Buying the best iron available gets you very little more than picking one out of the “Even We Can’t Unload These” bin at the local Good Will. That’s because irons are primitive creatures that do something so elemental that they are unevolvable, like sea sponges, hammers, and game show hosts.

This is especially ironic (get it?) because irons are constrained by the geometry of planes to be miserable at their job. They have to be small enough to maneuver into corners, but large enough so that you don’t feel like you’re scrubbing the deck of the USS Infinity with a toothbrush. We are geometry’s prisoner as we mass-press areas without folds or corners, and then become obsessive mice as we repeatedly throw ourselves against a tuck or crease.

All so we can have flat clothing.

What a waste. In two months in a tenth of the time we spend ironing, we could reverse the norms so that wrinkled fabrics are a sign of good breeding, and ironed clothing is the social equivalent of a 7-carat pinky ring.

And we have the perfect excuse for legitimizing our laziness. While we are replacing our lightbulbs with low-heat versions, we are cranking up the dial on our irons from Poly to Cotton to Globe Warmer. Wrinkles say you care more about the Earth than about The Man’s smoothness fetish.

Wrinkles are life! Life is Wrinkles!

Expect: 4
Reality: 1

Pizza

You make dough the way we have since we discovered fire and edible dust.

You roll it out flat. Not into a crescent or a torus or anything with a twist in it. A flat circle. Geometry does not get more primitive than that.

You make some tomato sauce. That can be tricky, what with having to heat up the tomatoes real good and drop in a spoon of well known herbs.

Then you have to shred cheese. Take it apart into little bits. Uniform sizes or dust ‘n’ chunks, it doesn’t matter.

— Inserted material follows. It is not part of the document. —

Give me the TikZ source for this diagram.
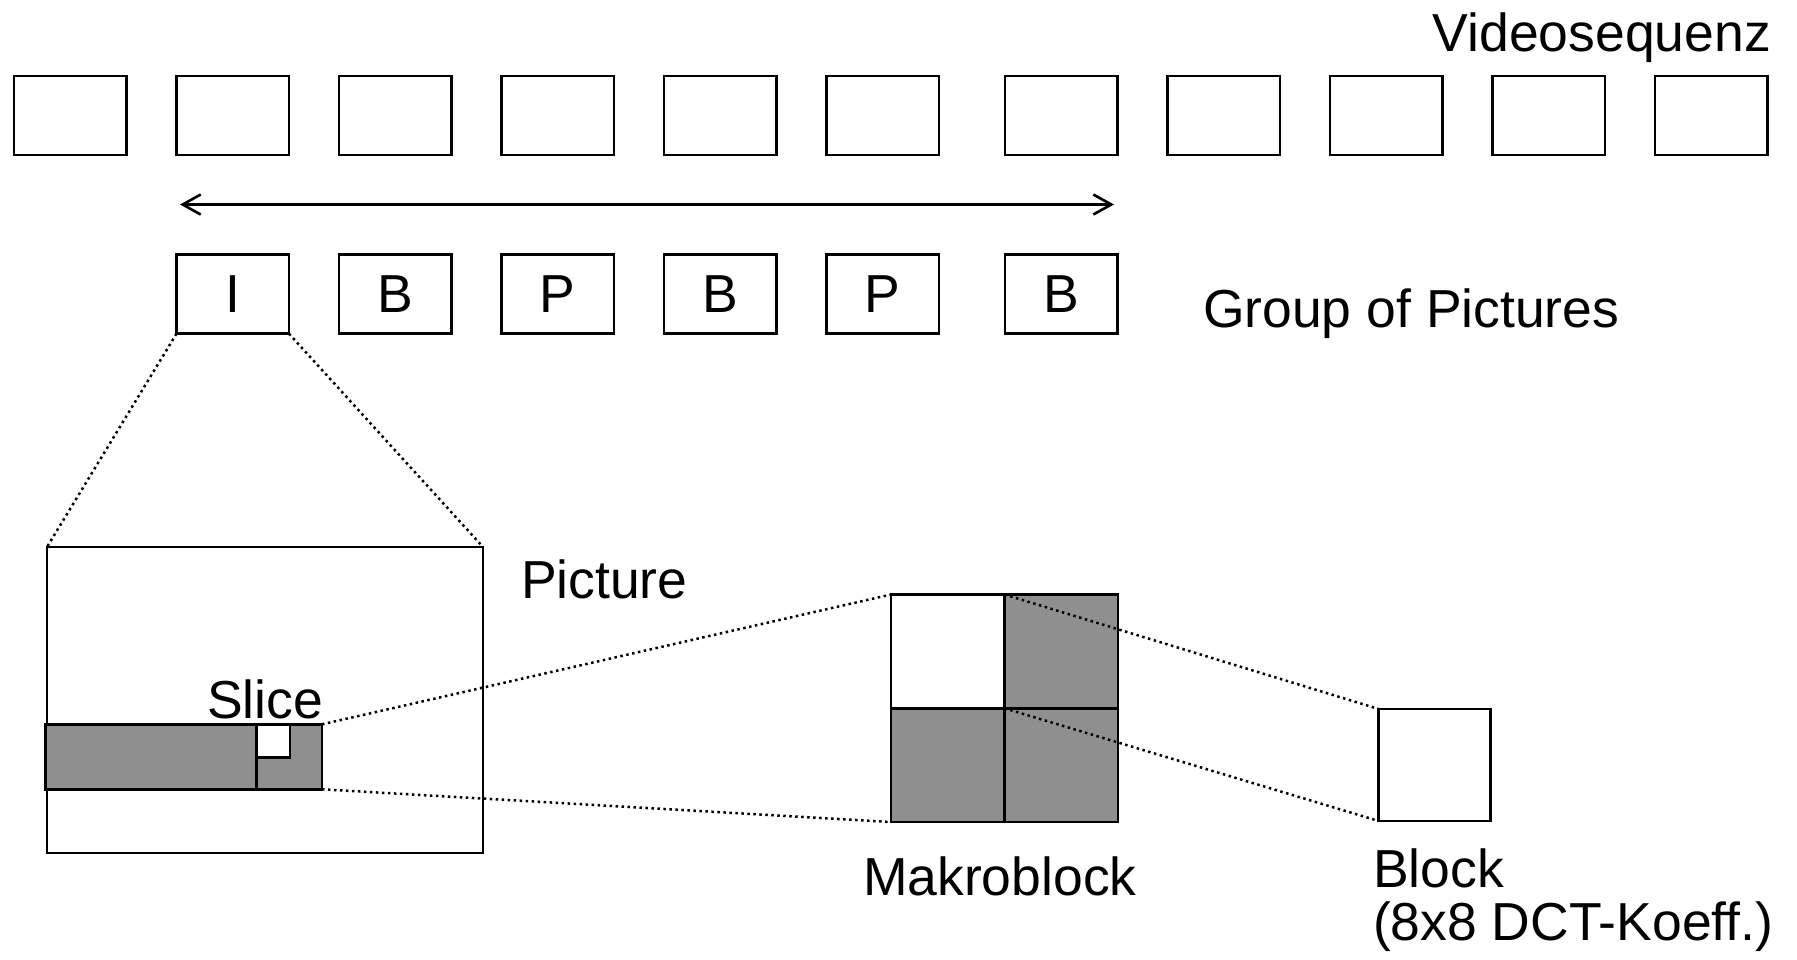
\documentclass[tikz,border=0pt]{standalone}
\usepackage{fontspec}
\setmainfont{Liberation Sans}
\usetikzlibrary{arrows.meta}
\definecolor{slicegray}{RGB}{143,143,143}
\begin{document}
\begin{tikzpicture}[x=1pt,y=-1pt,
  frame/.style={draw, line width=2.8pt, minimum width=112.5pt, minimum height=79pt, inner sep=0pt, outer sep=0pt, anchor=center},
  lbl/.style={inner sep=0pt, outer sep=0pt, font=\fontsize{53.5pt}{54pt}\selectfont},
  box/.style={draw, line width=2.8pt, inner sep=0pt, outer sep=0pt},
  zoomline/.style={line width=2.5pt, dash pattern=on 2.5pt off 3.5pt},
  tip/.style={line width=2.6pt, {Straight Barb[length=18pt,width=20pt]}-{Straight Barb[length=18pt,width=20pt]}}
]
\useasboundingbox (0,0) rectangle (1797,959);
% video sequence row
\foreach \i/\l in {1/13,2/175.5,3/338,4/500.5,5/663,6/825.5,7/1004,8/1166.5,9/1329,10/1491.5,11/1654}{
  \node[frame] (v\i) at (\l+57.25,115.5) {};
}
\node[lbl, anchor=base east] (vseq) at (1771,51.7) {Videosequenz};
% arrow
\coordinate (arL) at (180,204.5);
\coordinate (arR) at (1114,204.5);
\draw[tip] (arL) -- (arR);
% group of pictures
\foreach \i/\l/\t in {1/175.5/I,2/338/B,3/500.5/P,4/663/B,5/825.5/P,6/1004/B}{
  \node[frame, lbl, draw, line width=2.8pt, minimum width=112.5pt, minimum height=79pt] (g\i) at (\l+57.25,294.2) {\t};
}
\node[lbl, anchor=base west] (goplbl) at (1203,327) {Group of Pictures};
% picture
\node[box, minimum width=436pt, minimum height=306pt] (pic) at (265,700) {};
\node[lbl, anchor=base west] (piclbl) at (521,598.5) {Picture};
% slice
\node[box, fill=slicegray, minimum width=276.3pt, minimum height=65pt] (slice) at (183.85,756.8) {};
\draw[line width=2.8pt] (slice.north west -| 256.7,0) coordinate (dvT) -- (slice.south west -| 256.7,0) coordinate (dvB);
\node[box, fill=white, minimum width=33.3pt, minimum height=33pt, anchor=north west] (mb) at (dvT) {};
\node[lbl, anchor=base west] (slicelbl) at (207,718) {Slice};
% makroblock
\node[box, fill=white, minimum width=113.5pt, minimum height=113.75pt] (mbA) at (947.75,651.4) {};
\node[box, fill=slicegray, minimum width=113.5pt, minimum height=113.75pt] (mbB) at (1061.25,651.4) {};
\node[box, fill=slicegray, minimum width=113.5pt, minimum height=113.75pt] (mbC) at (947.75,765.15) {};
\node[box, fill=slicegray, minimum width=113.5pt, minimum height=113.75pt] (mbD) at (1061.25,765.15) {};
\node[lbl, anchor=base west] (mblbl) at (863,895) {Makroblock};
% block
\node[box, minimum width=112pt, minimum height=112pt] (blk) at (1434.75,765) {};
\node[lbl, anchor=base west] (blklbl) at (1373,887) {Block};
\node[lbl, anchor=base west] (blklbl2) at (1373,940) {(8x8 DCT-Koeff.)};
% zoom lines
\draw[zoomline] (g1.south west) -- (pic.north west);
\draw[zoomline] (g1.south east) -- (pic.north east);
\draw[zoomline] (slice.north east) -- (mbA.north west);
\draw[zoomline] (slice.south east) -- (mbC.south west);
\draw[zoomline] (mbA.north east) -- (blk.north west);
\draw[zoomline] (mbA.south east) -- (blk.south west);
\end{tikzpicture}
\end{document}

Put it in a freaking oven.

Look at it now and then.

Why is it, then, that 99 out of a hundred pizza places cannot manage to get all three constituent parts right simultaneously: flattened bread, warmed tomatoes, cheese shards?

Yet we don’t learn. We enter an unfamiliar pizza place thinking that, since it is in the full-time business of doing nothing but making pizzas, and have been making pizzas every day for the past forty years, maybe it will manage to get all three ingredients right at the same time.

Nope. The bread is soggy. The sauce tastes like yesterday’s tomato soup, tarted up with a squeeze of ketchup. The cheese is orange, burnt, or came in a block stamped “CHEESE.” One, two, or three of these conditions will obtain. Always.

Maybe if we dropped it down to just two ingredients, we could get a decent freaking pizza without having to go across town to a place that is one old Italian man away from closing forever, taking with him the now impossible dream of cheesy bread with red sauce done right.